Media creeps, thanks for coming to my news conference. My new agent, Scott Boras, has encouraged me to look out for No. 1, which I am, being an undefeated Derby winner and all. So here’s my list of demands:
1. I have a white birthmark above my left foreleg, and I want to use that space for advertising, all proceeds of which go directly to me. In the Preakness I’ll wear a UPS patch on it, and I want the same payoff that my jockey, Kent Desormeaux, gets for wearing it on his pants.
2. At stud, I want final approval of the mares that will have my kids. Their breeding and conformation is important, but personality counts, too. Any blueblood that acts like a snotty, spoiled brat at our introductory lunches will be off my list. No obnoxious princesses need apply. You can find my compatibility profile on EquineHarmony.com.
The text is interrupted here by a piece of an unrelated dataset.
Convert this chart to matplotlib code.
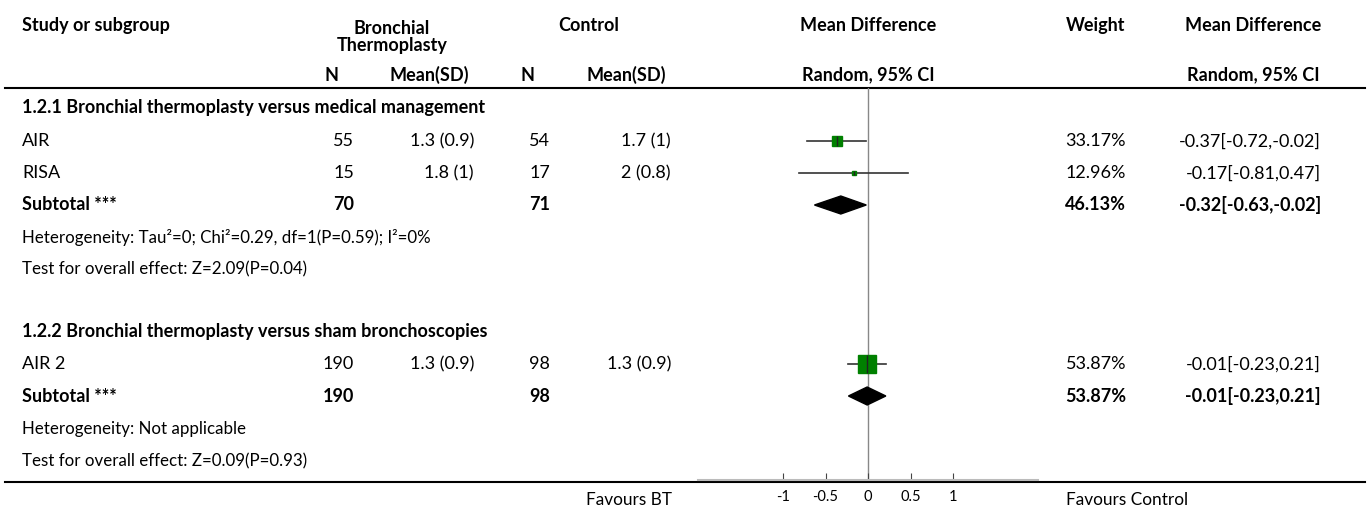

3. My owners are big-time money men with Wall Street connections. So how about hooking me up with investment opportunities? Retroactively, starting with my first race, I demand 10 percent of my earnings, which comes to $210,000 or so. I want some of it invested aggressively, and the rest put into high-yield, long-term municipal bonds. I need security for old age. When I get to Pimlico Wednesday afternoon, come over to the barn and let’s talk.
And nobody should be surprised by what I’m saying. When Kent said I was an intelligent horse, he wasn’t kidding.